→ **What is required**
Copy exactly the lines from the start of the data below through the one that carries "categories = [str(c) for c in range(2, 37)]", and only those.
******
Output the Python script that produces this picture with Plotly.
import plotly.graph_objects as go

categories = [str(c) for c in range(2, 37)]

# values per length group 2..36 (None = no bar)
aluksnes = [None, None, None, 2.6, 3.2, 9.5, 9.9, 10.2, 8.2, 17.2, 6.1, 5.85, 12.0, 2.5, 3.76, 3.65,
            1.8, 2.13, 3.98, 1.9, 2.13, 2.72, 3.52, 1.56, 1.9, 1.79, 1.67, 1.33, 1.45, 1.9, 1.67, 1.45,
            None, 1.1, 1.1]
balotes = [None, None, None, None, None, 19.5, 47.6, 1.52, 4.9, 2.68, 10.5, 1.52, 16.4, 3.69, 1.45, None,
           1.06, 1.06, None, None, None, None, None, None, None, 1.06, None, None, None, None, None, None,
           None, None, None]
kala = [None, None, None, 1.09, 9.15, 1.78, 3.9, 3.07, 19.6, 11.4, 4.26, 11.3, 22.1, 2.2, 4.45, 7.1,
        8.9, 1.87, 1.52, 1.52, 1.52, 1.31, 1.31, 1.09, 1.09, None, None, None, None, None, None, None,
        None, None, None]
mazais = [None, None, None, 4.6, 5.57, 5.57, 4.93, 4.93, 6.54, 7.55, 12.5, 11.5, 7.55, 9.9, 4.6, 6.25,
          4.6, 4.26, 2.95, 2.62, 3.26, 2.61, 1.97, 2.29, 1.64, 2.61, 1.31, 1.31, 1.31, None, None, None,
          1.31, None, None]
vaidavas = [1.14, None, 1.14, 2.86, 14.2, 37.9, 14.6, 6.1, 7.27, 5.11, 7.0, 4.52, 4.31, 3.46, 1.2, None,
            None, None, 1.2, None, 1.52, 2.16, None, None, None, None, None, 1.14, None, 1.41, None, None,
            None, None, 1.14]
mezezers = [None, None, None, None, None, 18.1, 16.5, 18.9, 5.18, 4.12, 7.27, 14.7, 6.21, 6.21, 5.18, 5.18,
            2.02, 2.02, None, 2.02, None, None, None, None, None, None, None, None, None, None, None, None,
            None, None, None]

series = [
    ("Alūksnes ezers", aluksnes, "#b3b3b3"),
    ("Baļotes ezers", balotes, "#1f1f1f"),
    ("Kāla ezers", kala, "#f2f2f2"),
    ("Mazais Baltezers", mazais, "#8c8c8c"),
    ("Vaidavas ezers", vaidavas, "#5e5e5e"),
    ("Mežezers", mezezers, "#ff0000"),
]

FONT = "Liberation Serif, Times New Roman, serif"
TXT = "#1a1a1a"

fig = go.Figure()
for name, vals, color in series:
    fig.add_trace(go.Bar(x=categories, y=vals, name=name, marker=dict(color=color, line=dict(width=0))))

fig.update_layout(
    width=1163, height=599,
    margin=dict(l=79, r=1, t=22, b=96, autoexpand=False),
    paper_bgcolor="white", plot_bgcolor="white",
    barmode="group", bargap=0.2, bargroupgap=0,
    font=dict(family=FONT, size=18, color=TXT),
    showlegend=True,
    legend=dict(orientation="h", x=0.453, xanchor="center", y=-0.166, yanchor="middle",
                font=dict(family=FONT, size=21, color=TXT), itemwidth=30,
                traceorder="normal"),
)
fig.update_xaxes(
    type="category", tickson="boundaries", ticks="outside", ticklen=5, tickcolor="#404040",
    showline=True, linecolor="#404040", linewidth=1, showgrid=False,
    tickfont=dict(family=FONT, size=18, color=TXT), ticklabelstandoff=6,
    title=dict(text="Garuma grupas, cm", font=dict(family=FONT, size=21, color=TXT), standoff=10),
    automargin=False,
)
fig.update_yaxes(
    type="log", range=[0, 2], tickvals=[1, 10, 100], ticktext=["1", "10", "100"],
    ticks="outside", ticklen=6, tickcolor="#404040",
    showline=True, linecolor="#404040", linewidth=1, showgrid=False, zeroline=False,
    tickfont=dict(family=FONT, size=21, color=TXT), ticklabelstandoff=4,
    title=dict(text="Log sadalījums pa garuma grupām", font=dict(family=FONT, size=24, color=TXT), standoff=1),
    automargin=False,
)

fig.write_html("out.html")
******
→ **Answer below**
Output the Python script that produces this picture with Plotly.
import plotly.graph_objects as go

categories = [str(c) for c in range(2, 37)]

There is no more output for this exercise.